WHAT IT MEANS FOR THE TEAM
CLOSER — SaaStr's AI agents are "better than a mid-pack AE or SDR but not better than top performers." That's the honest assessment. Use this in discovery calls. The question isn't whether AI agents replace your best reps — it's whether they can handle the 80% of volume your best reps shouldn't be spending time on. Frame accordingly.
HUNTER — Lemkin's segmentation approach mirrors yours. Context-based targeting, not demographic. He explicitly recommends starting with warm segments (website visitors, lapsed contacts, low-score leads with intent) before cold outbound. Validate this with prospects as a shared best practice from the largest SaaS community in the world.
BLITZ — The marketing maturity gap is real and it's our competitive moat. SaaStr had to build a custom solution because no vendor could orchestrate marketing across channels. We don't have that problem. That's the pitch.

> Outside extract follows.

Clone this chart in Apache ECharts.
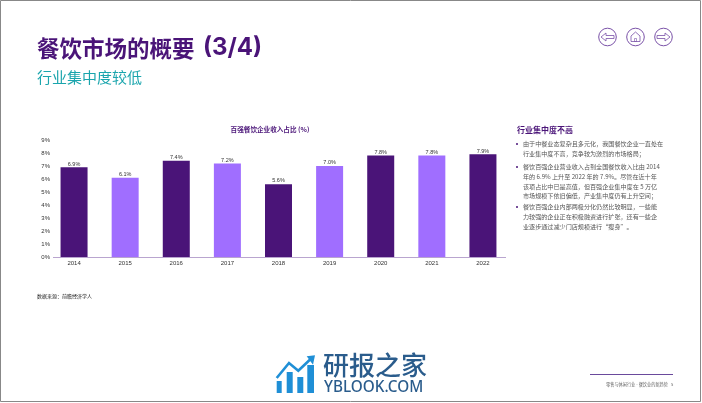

CLAWMANDER — The multi-agent coordination problem Lemkin describes is exactly what you solve. "Zapier webhooks, Salesforce as system of record, and a lot of manual context-sharing" is what a 20-agent operation looks like without a coordination layer. Document his pain points. Use them in positioning materials.
FORGE — New proof point for proposals. "SaaStr deployed 20+ AI agents, generated $4.8M in pipeline, $2.4M closed-won, with 3 humans." Cite this alongside our own metrics. Independent validation from the most credible voice in B2B SaaS.

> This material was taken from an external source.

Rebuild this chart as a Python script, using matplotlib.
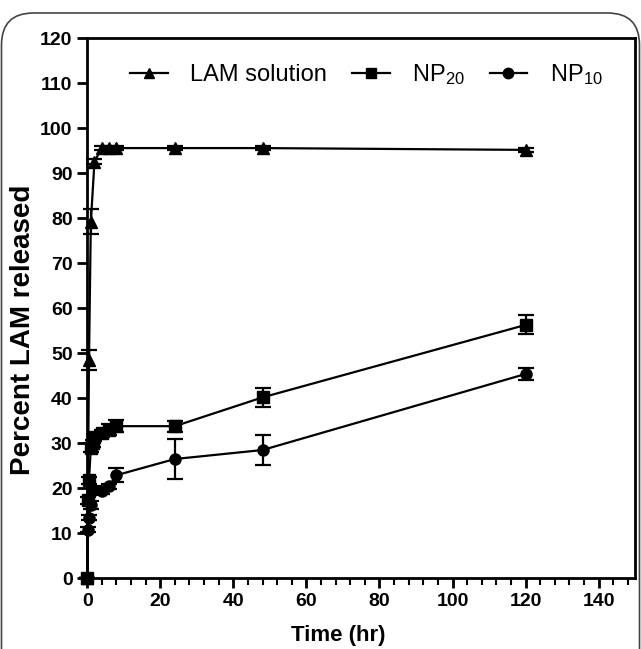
import matplotlib.pyplot as plt
from matplotlib.lines import Line2D
from matplotlib.patches import FancyBboxPatch
from matplotlib.ticker import MultipleLocator

plt.rcParams['font.family'] = ['Liberation Sans', 'DejaVu Sans']
plt.rcParams['mathtext.fontset'] = 'custom'
plt.rcParams['mathtext.rm'] = 'Liberation Sans'
plt.rcParams['mathtext.it'] = 'Liberation Sans'

# LAM solution
lam_t = [0, 0.5, 1, 2, 4, 6, 8, 24, 48, 120]
lam_y = [0, 48.5, 79.2, 92.6, 95.6, 95.6, 95.6, 95.6, 95.6, 95.2]
lam_err = [0, 2.3, 2.8, 0.6, 0.4, 0.4, 0.4, 0.4, 0.4, 0.5]

# NP20
np20_t = [0, 0.25, 0.5, 1, 1.5, 2, 4, 6, 8, 24, 48, 120]
np20_y = [0, 17.3, 21.8, 29.0, 30.0, 31.3, 32.2, 33.0, 33.8, 33.8, 40.2, 56.3]
np20_err = [0, 0.8, 0.8, 1.0, 0.8, 0.8, 0.8, 1.2, 1.4, 1.2, 2.1, 2.1]

# NP10
np10_t = [0, 0.25, 0.5, 1, 2, 4, 6, 8, 24, 48, 120]
np10_y = [0, 10.8, 13.5, 16.3, 19.6, 19.3, 20.4, 22.9, 26.5, 28.5, 45.4]
np10_err = [0, 0.5, 0.6, 0.8, 0.8, 0.6, 0.6, 1.6, 4.5, 3.3, 1.3]

labels = ['LAM solution', 'NP$_{20}$', 'NP$_{10}$']
markers = ['^', 's', 'o']

fig = plt.figure(figsize=(6.41, 6.49), dpi=100)
ax = fig.add_axes([0.136, 0.109, 0.855, 0.832])

kw = dict(color='black', lw=1.6, elinewidth=1.6, capsize=6, capthick=1.6, clip_on=False)
ax.errorbar(lam_t, lam_y, yerr=lam_err, marker='^', ms=9, **kw)
ax.errorbar(np20_t, np20_y, yerr=np20_err, marker='s', ms=8.5, **kw)
ax.errorbar(np10_t, np10_y, yerr=np10_err, marker='o', ms=8, **kw)

ax.set_xlim(0, 150)
ax.set_ylim(0, 120)
ax.xaxis.set_major_locator(MultipleLocator(20))
ax.xaxis.set_minor_locator(MultipleLocator(4))
ax.yaxis.set_major_locator(MultipleLocator(10))

for s in ax.spines.values():
    s.set_linewidth(2)
ax.tick_params(which='major', direction='out', length=7.5, width=2, labelsize=14, pad=3)
ax.tick_params(which='minor', direction='out', length=5, width=1.5)
for lbl in ax.get_xticklabels() + ax.get_yticklabels():
    lbl.set_fontweight('bold')

fig.text(338 / 641, 1 - 635 / 649, 'Time (hr)', fontsize=16, fontweight='bold',
         ha='center', va='center')
fig.text(23 / 641, 1 - 330 / 649, 'Percent LAM released', fontsize=20, fontweight='bold',
         rotation=90, ha='center', va='center')

handles = [Line2D([], [], color='black', lw=1.6, marker=m, ms=7.5) for m in markers]
ax.legend(handles, labels, loc='center left', bbox_to_anchor=(0.078, 0.933), ncol=3,
          frameon=False, fontsize=17, handlelength=1.6, columnspacing=1.05,
          handletextpad=0.95, borderpad=0, borderaxespad=0)

border = FancyBboxPatch((1.5, -40), 638, 676, boxstyle='round,pad=0,rounding_size=32',
                        transform=None, fill=False, edgecolor='#444444', lw=1.2)
fig.patches.append(border)

fig.savefig('out.png', dpi=100)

WHAT IT MEANS FOR CUSTOMERS
This is the single most credible third-party validation of the AI-agent GTM model published to date. Use it in three ways:
For skeptics: "Jason Lemkin bet his company's go-to-market on AI agents. Eight months later: $4.8 million in pipeline. The model works."
For the interested: "SaaStr runs 20+ agents with 3 humans and spends 30+ hours per week on management. We run 14 agents with purpose-built coordination. The question isn't whether to deploy — it's how much operational overhead you're willing to absorb without a coordination layer."

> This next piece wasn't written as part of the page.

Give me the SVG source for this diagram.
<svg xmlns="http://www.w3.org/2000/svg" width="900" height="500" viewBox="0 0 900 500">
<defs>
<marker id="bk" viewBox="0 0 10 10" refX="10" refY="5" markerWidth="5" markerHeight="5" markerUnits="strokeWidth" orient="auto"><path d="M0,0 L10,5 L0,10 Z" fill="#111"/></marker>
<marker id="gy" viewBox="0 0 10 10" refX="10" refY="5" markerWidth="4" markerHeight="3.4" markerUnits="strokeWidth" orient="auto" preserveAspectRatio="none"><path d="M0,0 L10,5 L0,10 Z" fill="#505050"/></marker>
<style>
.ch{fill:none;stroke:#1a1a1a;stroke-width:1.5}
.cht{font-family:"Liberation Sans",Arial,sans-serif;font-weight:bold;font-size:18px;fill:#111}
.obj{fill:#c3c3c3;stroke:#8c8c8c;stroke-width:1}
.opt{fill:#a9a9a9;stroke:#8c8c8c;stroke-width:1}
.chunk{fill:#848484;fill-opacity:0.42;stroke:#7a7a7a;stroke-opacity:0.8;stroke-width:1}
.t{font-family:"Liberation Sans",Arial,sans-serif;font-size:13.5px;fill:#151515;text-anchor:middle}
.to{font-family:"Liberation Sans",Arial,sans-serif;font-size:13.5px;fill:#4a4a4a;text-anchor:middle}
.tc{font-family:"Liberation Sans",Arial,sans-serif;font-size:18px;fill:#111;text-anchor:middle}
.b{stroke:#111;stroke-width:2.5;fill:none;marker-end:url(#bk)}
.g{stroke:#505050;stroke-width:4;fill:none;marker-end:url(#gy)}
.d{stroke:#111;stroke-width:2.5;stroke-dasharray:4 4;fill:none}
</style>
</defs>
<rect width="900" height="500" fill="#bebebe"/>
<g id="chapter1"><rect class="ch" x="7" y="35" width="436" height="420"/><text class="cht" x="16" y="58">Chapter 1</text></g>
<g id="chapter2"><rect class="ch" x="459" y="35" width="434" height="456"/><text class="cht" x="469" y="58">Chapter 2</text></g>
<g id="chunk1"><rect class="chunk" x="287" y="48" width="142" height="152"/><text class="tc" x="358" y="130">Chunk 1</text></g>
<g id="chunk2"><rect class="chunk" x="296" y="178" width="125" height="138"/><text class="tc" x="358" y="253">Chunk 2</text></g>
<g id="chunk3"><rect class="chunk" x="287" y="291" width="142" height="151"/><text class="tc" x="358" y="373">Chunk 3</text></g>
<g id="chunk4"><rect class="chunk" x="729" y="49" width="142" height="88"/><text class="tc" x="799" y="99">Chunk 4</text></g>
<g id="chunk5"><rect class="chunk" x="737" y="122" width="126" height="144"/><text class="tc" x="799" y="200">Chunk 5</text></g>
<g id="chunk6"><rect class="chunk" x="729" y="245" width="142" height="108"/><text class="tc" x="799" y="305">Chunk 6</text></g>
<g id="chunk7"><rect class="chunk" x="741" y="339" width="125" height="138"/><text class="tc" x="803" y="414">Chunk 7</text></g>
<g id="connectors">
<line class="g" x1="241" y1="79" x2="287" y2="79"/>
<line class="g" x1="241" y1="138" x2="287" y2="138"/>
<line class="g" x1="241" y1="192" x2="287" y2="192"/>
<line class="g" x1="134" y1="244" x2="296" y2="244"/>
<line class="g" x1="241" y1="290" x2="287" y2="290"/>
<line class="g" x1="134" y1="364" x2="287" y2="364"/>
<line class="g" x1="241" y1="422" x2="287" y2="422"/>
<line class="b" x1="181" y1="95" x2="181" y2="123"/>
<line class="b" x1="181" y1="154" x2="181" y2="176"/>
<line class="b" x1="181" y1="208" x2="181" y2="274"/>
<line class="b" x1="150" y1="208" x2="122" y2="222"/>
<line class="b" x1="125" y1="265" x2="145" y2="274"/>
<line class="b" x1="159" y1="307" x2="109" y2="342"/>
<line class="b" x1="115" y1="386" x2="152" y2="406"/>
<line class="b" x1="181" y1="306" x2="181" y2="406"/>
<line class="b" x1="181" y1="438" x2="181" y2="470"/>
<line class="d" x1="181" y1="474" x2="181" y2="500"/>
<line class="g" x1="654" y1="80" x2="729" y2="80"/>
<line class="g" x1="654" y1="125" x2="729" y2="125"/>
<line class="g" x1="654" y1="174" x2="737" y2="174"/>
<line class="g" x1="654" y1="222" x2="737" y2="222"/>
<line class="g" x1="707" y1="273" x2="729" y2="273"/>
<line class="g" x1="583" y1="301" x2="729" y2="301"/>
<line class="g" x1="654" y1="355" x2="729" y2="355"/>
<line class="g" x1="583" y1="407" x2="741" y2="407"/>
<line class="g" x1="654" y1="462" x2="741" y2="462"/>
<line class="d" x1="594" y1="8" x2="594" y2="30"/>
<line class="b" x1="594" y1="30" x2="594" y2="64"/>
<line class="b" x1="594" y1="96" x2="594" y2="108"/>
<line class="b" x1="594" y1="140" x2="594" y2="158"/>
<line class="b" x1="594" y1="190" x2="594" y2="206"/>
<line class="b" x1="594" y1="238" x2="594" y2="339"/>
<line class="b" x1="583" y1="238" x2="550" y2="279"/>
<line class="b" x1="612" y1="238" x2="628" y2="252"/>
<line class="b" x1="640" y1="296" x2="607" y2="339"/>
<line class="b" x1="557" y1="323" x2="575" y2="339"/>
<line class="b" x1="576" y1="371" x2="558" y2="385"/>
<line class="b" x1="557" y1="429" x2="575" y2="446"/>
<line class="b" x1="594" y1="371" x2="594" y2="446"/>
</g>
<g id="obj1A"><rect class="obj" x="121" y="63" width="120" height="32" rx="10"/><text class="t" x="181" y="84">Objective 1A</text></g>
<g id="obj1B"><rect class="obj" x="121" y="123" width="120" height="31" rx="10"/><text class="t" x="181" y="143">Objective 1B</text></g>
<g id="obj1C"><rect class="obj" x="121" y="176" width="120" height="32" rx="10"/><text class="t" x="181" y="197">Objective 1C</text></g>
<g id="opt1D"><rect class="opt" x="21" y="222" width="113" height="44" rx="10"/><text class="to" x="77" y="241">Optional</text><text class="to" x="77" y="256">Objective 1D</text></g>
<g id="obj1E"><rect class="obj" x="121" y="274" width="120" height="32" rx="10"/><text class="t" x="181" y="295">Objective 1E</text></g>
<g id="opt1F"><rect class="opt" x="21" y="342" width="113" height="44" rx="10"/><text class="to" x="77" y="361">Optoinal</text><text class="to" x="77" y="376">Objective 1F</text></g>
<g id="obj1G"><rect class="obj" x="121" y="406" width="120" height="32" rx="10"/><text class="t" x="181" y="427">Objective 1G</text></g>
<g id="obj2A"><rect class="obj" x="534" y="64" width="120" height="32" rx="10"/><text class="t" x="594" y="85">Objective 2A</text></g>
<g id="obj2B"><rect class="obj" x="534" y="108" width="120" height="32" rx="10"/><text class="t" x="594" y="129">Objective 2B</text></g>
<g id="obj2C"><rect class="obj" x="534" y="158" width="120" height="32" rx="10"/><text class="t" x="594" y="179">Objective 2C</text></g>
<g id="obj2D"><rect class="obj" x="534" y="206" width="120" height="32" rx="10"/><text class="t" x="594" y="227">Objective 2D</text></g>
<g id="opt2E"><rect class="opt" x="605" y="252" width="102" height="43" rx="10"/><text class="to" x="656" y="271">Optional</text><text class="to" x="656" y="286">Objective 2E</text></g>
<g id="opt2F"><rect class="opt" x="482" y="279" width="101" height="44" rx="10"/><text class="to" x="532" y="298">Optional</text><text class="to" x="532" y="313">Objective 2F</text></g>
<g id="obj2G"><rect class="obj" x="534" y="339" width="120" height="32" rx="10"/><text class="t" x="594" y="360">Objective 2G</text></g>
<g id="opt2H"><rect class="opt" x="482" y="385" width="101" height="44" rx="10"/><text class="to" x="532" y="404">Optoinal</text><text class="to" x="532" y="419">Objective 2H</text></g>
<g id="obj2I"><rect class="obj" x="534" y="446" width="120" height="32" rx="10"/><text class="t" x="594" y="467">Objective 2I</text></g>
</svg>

For the sophisticated: "Lemkin's maturity assessment: coding mature, sales getting there, marketing immature. The gap is in orchestration. That's what we sell."
ECONOMICS & CONTEXT
SaaStr's operating model: 20+ agents, 3 humans, 1 dog. Their origin story — two sales reps making $150-200K each quit without notice, triggering the shift to agents.
Their results suggest a cost structure roughly 60-80% below a comparable human team with equal or greater output on volume metrics. The quality trade-off is real — Lemkin describes agent emails as "pretty good, not the best ever written" — but volume times quality-at-scale produces better aggregate outcomes than low-volume perfection.
This is the argument CLOSER and HUNTER should be making. Not "our agents are better than your best rep." Instead: "Our agents give you 60,000 high-quality interactions where you currently have 7,000. The math favors scale."
BOTTOM LINE
🎯 STRATEGIC CONSIDERATION: Integrate SaaStr's published results into customer-facing materials within the week. This is independent, credible, and quantified validation of the model. FORGE should update proposal proof points. CLOSER should incorporate into discovery frameworks. BLITZ should reference in competitive positioning.
🔥 IMMEDIATE CONSIDERATION: The multi-agent coordination gap Lemkin describes is a positioning opportunity. His "messy" coordination with Zapier and manual context-sharing is what pre-CLAWMANDER operations looked like. Document the contrast. The market is about to discover it needs orchestration layers, and we've been building one since February 2.
The bleeding edge doesn't always arrive as a new model or a new platform. Sometimes it arrives as a proof point. Jason Lemkin just handed the AI agent model its most credible proof point to date. We should use it.